In 1920, Marcel Duchamp returned to New York and picked up working with Katerine Dreier and her Anonymous Society, along with Hartley, Stella, Covert, Ray, Elsa von Freytag-Loringhoven. Duchamp's love of subversion led to his exploration of the readymade, Dada sculptures in which he would sign and exhibit banal, ready-made objects, such as snow shovels or bottle racks. Presented unchanged as works of art, thesen works represented a shift in context from the utilitarian to the aesthetic. Duchamp coined the term in a letter to his sister, in which he described his first two readymades, "Bicycle Wheel" and "Bottle Rack" (both 1913), fashioned from objects he had bought at the Bazar de l'Hôtel de Ville. Later, in his "assisted" readymades, he would combine found objects, making a three-dimensional collage. He produced a mustachioed Mona Lisa, L.H.O.O.Q, as well as a Rembrandt painting that he transformed into an ironing board. At the same time he continued to work on "The Married Woman Made Naked by the Bachelors, Even."
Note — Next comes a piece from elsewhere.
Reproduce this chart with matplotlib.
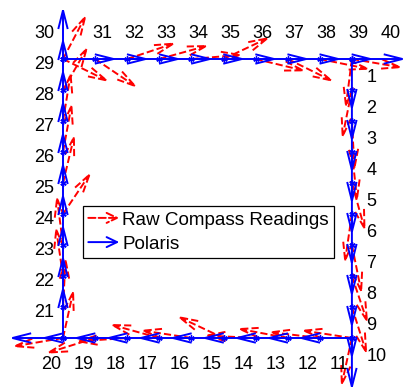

Aided and abetted by Man Ray and John Covert, Duchamp pushed back the limits of outrageousness. Before a select gathering of New Yorkers, he insisted that the poet-boxer Arthur Cravan stand up and deliver a lecture, knowing full well the man was dead drunk. Cravan obliged and the newspapers raved. Beyond the anecdote, New York was in fact becoming a true center for aesthetic experimentation. The city had at last begun to take modernity to its heart, a romance that would never end. Braque had been wounded by a shell, Duchamp-Villon and Apollinaire were dead, Villon and others profoundly traumatized or reduced to silence.